• _Aim_: Restate the full listing word for word and leave the pictures out.

• _Data supplied_:
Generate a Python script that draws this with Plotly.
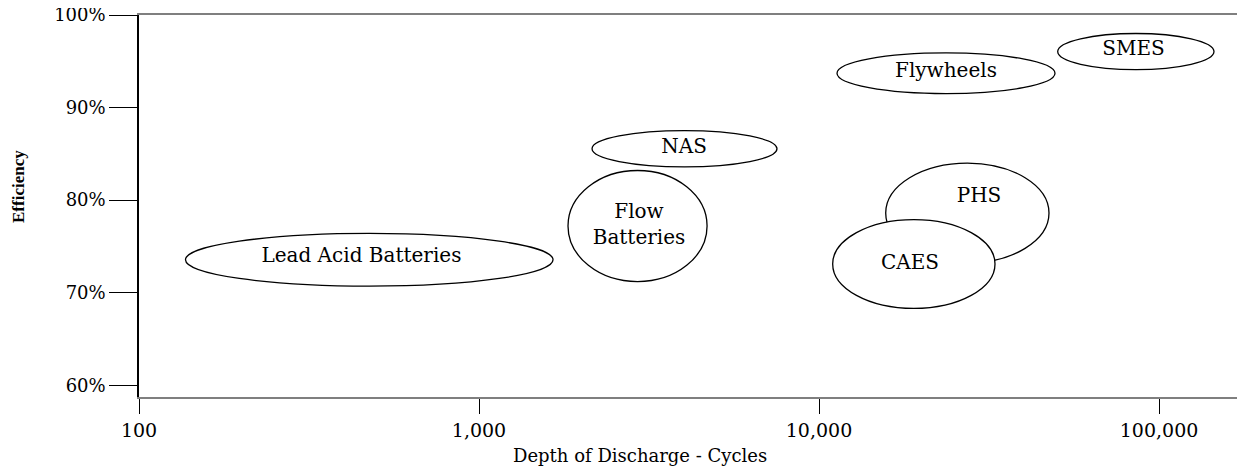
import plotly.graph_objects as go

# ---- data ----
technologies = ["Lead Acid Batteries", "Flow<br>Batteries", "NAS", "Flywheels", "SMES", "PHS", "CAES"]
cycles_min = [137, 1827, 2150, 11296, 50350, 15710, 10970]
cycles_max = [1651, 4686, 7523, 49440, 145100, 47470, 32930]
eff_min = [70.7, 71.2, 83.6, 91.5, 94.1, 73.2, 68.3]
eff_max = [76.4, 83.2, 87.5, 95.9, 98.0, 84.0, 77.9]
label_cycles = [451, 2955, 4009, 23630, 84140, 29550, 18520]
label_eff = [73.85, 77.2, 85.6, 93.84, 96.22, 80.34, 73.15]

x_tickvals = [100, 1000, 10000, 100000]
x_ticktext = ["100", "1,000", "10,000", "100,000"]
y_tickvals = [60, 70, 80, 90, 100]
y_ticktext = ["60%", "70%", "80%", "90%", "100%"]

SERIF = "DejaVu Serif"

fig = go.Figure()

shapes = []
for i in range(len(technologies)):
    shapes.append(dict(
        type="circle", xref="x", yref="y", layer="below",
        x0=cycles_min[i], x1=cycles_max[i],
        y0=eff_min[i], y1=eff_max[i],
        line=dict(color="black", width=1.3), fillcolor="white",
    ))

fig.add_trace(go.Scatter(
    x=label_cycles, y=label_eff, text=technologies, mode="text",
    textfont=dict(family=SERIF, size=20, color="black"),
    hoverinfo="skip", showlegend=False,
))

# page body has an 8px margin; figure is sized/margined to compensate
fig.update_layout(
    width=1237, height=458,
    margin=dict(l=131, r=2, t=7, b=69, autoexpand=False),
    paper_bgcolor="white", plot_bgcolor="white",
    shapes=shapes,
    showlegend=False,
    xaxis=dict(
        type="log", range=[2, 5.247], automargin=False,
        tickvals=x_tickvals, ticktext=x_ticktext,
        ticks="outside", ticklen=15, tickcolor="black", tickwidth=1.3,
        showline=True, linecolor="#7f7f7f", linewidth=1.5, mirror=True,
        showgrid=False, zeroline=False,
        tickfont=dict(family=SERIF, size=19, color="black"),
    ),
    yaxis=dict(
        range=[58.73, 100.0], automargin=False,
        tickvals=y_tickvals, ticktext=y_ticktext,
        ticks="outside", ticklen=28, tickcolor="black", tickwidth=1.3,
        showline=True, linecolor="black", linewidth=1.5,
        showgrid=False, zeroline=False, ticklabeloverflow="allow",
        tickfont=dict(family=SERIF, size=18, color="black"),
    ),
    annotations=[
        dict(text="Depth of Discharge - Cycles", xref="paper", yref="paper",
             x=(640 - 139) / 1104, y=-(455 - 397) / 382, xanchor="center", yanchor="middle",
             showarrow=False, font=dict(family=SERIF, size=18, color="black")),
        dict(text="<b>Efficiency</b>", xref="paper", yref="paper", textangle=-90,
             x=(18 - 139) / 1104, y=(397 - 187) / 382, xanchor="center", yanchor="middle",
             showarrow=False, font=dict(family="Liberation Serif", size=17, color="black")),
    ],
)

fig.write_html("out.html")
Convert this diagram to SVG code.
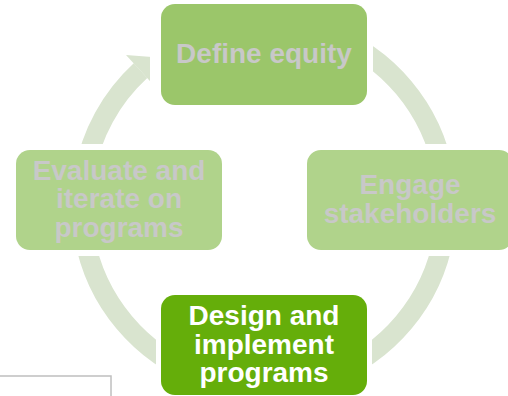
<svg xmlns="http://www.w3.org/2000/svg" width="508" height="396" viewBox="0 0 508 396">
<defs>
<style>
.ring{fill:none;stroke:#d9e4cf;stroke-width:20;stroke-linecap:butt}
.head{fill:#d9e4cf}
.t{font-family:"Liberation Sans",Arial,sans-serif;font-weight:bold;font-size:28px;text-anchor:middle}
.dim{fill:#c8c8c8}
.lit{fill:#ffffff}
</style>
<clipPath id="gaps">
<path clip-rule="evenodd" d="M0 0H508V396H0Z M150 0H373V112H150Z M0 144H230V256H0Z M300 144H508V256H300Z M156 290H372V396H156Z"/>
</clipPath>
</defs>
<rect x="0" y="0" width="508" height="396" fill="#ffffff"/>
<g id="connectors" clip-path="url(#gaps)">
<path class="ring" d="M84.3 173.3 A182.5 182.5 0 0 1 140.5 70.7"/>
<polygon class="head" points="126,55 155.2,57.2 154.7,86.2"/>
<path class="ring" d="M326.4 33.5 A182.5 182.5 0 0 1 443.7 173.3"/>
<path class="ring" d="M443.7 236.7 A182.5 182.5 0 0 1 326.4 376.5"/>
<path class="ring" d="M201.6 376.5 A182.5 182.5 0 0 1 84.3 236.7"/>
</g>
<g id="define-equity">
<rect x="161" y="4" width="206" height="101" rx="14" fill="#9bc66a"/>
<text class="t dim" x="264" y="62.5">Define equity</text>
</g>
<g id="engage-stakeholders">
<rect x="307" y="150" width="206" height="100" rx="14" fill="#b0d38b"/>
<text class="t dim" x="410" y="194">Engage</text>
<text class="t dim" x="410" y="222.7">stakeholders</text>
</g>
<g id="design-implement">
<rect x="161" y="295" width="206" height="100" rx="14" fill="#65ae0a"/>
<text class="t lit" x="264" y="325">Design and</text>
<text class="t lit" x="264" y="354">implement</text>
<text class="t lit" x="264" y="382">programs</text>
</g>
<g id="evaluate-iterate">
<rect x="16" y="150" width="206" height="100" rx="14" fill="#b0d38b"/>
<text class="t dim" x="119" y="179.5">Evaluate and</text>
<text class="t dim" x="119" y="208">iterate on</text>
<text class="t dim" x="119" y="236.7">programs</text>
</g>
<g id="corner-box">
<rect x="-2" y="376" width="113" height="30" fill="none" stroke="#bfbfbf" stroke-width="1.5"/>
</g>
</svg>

• _Task output_:
Generate a Python script that draws this with Plotly.
import plotly.graph_objects as go

# ---- data ----
technologies = ["Lead Acid Batteries", "Flow<br>Batteries", "NAS", "Flywheels", "SMES", "PHS", "CAES"]
cycles_min = [137, 1827, 2150, 11296, 50350, 15710, 10970]
cycles_max = [1651, 4686, 7523, 49440, 145100, 47470, 32930]
eff_min = [70.7, 71.2, 83.6, 91.5, 94.1, 73.2, 68.3]
eff_max = [76.4, 83.2, 87.5, 95.9, 98.0, 84.0, 77.9]
label_cycles = [451, 2955, 4009, 23630, 84140, 29550, 18520]
label_eff = [73.85, 77.2, 85.6, 93.84, 96.22, 80.34, 73.15]

x_tickvals = [100, 1000, 10000, 100000]
x_ticktext = ["100", "1,000", "10,000", "100,000"]
y_tickvals = [60, 70, 80, 90, 100]
y_ticktext = ["60%", "70%", "80%", "90%", "100%"]

SERIF = "DejaVu Serif"

fig = go.Figure()

shapes = []
for i in range(len(technologies)):
    shapes.append(dict(
        type="circle", xref="x", yref="y", layer="below",
        x0=cycles_min[i], x1=cycles_max[i],
        y0=eff_min[i], y1=eff_max[i],
        line=dict(color="black", width=1.3), fillcolor="white",
    ))

fig.add_trace(go.Scatter(
    x=label_cycles, y=label_eff, text=technologies, mode="text",
    textfont=dict(family=SERIF, size=20, color="black"),
    hoverinfo="skip", showlegend=False,
))

# page body has an 8px margin; figure is sized/margined to compensate
fig.update_layout(
    width=1237, height=458,
    margin=dict(l=131, r=2, t=7, b=69, autoexpand=False),
    paper_bgcolor="white", plot_bgcolor="white",
    shapes=shapes,
    showlegend=False,
    xaxis=dict(
        type="log", range=[2, 5.247], automargin=False,
        tickvals=x_tickvals, ticktext=x_ticktext,
        ticks="outside", ticklen=15, tickcolor="black", tickwidth=1.3,
        showline=True, linecolor="#7f7f7f", linewidth=1.5, mirror=True,
        showgrid=False, zeroline=False,
        tickfont=dict(family=SERIF, size=19, color="black"),
    ),
    yaxis=dict(
        range=[58.73, 100.0], automargin=False,
        tickvals=y_tickvals, ticktext=y_ticktext,
        ticks="outside", ticklen=28, tickcolor="black", tickwidth=1.3,
        showline=True, linecolor="black", linewidth=1.5,
        showgrid=False, zeroline=False, ticklabeloverflow="allow",
        tickfont=dict(family=SERIF, size=18, color="black"),
    ),
    annotations=[
        dict(text="Depth of Discharge - Cycles", xref="paper", yref="paper",
             x=(640 - 139) / 1104, y=-(455 - 397) / 382, xanchor="center", yanchor="middle",
             showarrow=False, font=dict(family=SERIF, size=18, color="black")),
        dict(text="<b>Efficiency</b>", xref="paper", yref="paper", textangle=-90,
             x=(18 - 139) / 1104, y=(397 - 187) / 382, xanchor="center", yanchor="middle",
             showarrow=False, font=dict(family="Liberation Serif", size=17, color="black")),
    ],
)

fig.write_html("out.html")
Convert this diagram to SVG code.
<svg xmlns="http://www.w3.org/2000/svg" width="508" height="396" viewBox="0 0 508 396">
<defs>
<style>
.ring{fill:none;stroke:#d9e4cf;stroke-width:20;stroke-linecap:butt}
.head{fill:#d9e4cf}
.t{font-family:"Liberation Sans",Arial,sans-serif;font-weight:bold;font-size:28px;text-anchor:middle}
.dim{fill:#c8c8c8}
.lit{fill:#ffffff}
</style>
<clipPath id="gaps">
<path clip-rule="evenodd" d="M0 0H508V396H0Z M150 0H373V112H150Z M0 144H230V256H0Z M300 144H508V256H300Z M156 290H372V396H156Z"/>
</clipPath>
</defs>
<rect x="0" y="0" width="508" height="396" fill="#ffffff"/>
<g id="connectors" clip-path="url(#gaps)">
<path class="ring" d="M84.3 173.3 A182.5 182.5 0 0 1 140.5 70.7"/>
<polygon class="head" points="126,55 155.2,57.2 154.7,86.2"/>
<path class="ring" d="M326.4 33.5 A182.5 182.5 0 0 1 443.7 173.3"/>
<path class="ring" d="M443.7 236.7 A182.5 182.5 0 0 1 326.4 376.5"/>
<path class="ring" d="M201.6 376.5 A182.5 182.5 0 0 1 84.3 236.7"/>
</g>
<g id="define-equity">
<rect x="161" y="4" width="206" height="101" rx="14" fill="#9bc66a"/>
<text class="t dim" x="264" y="62.5">Define equity</text>
</g>
<g id="engage-stakeholders">
<rect x="307" y="150" width="206" height="100" rx="14" fill="#b0d38b"/>
<text class="t dim" x="410" y="194">Engage</text>
<text class="t dim" x="410" y="222.7">stakeholders</text>
</g>
<g id="design-implement">
<rect x="161" y="295" width="206" height="100" rx="14" fill="#65ae0a"/>
<text class="t lit" x="264" y="325">Design and</text>
<text class="t lit" x="264" y="354">implement</text>
<text class="t lit" x="264" y="382">programs</text>
</g>
<g id="evaluate-iterate">
<rect x="16" y="150" width="206" height="100" rx="14" fill="#b0d38b"/>
<text class="t dim" x="119" y="179.5">Evaluate and</text>
<text class="t dim" x="119" y="208">iterate on</text>
<text class="t dim" x="119" y="236.7">programs</text>
</g>
<g id="corner-box">
<rect x="-2" y="376" width="113" height="30" fill="none" stroke="#bfbfbf" stroke-width="1.5"/>
</g>
</svg>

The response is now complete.